ペアローンは、主に夫婦二人が契約する住宅ローン。つまり契約する住宅ローンは2本になります。夫も妻も「よーい、ドン」で返済が始まります。
契約が夫婦別々、2本になるということは、住宅ローン控除(住宅借入金等特別控除)は夫婦それぞれに適用されることになります。また団体信用生命保険、いわゆる団信も、夫婦それぞれが加入することになります。
万が一のことがあったときの保険となる団信ですが、ペアローンの場合、亡くなったほうのローンの債務がなくなるだけで、もう一方は残るので、注意が必要です。
そんなペアローンですが、最大のメリットは、合算すると単体では借りることのできない金額のローンを借りられるということ。つまり、購入を考えている住宅が単体では高額で手が届かないものでも、ペアローンを利用することで予算内となる、というものです。
たとえば、国土交通省『令和2年度住宅市場動向調査』によると、新築分譲マンションの世帯平均年収は798万円、世帯主平均年齢は43.5歳、購入資金は4,639万円でそのうちローンは3,050万円、平均返済期間は31.5年です。一方、国税庁『令和2年分 民間給与実態統計調査』によると、正社員の平均年収は495万7,000円。賞与の平均がおよそ3ヵ月分だとすると、月々の手取りは25万円程度になります。給与が平均値だとすると、4,500万円程度の分譲マンションは、平均以上の負担を覚悟しないと実現しません。一方ペアローンであれば、平均的な返済負担で実現できそうです。
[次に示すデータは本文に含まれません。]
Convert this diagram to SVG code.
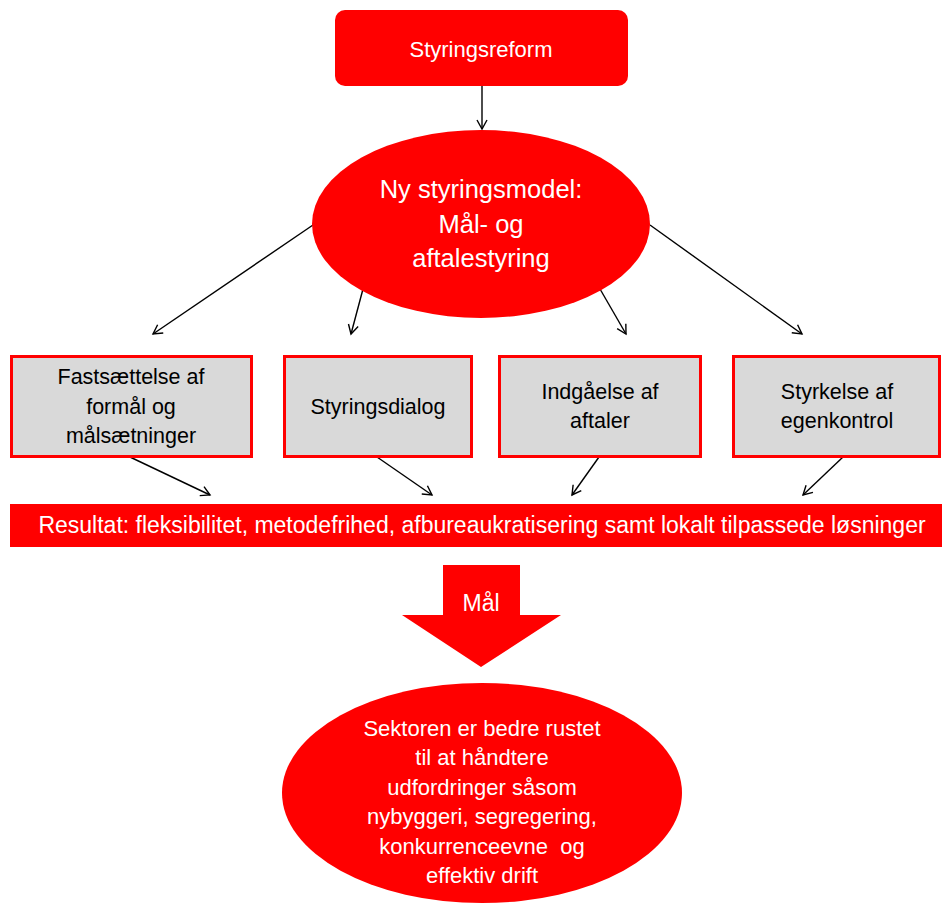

ペアローンを活用する際、ローンの割合を決めることになります。一般的なのは、夫婦それぞれの借入額の比率と、物件の持ち分(所有権)比率を合わせるというもの。たとえば、7,000万円の物件であれば、夫が3,500万円、妻が3,500万円のペアローンをそれぞれ組んで購入し、持ち分比率を、夫が50%、妻が50%にするということです。
持ち分比率=ローンの借入額の比率、としなくてもいいのですが、住宅ローンの負担率と、持ち分比率が異なると、どちらか一方への利益供与とみなされ、一方が比率に応じた贈与税を払う必要がでてくる可能性があるので、注意が必要です。
またペアローンの場合、事務取扱手数料や印紙税、保証料抵当権設定費用など、それぞれの契約ごとにかかります。結果的に単体でローンを組むよりも費用負担が増える可能性が高いので、単純な比較だけでは判断しないほうがいいでしょう。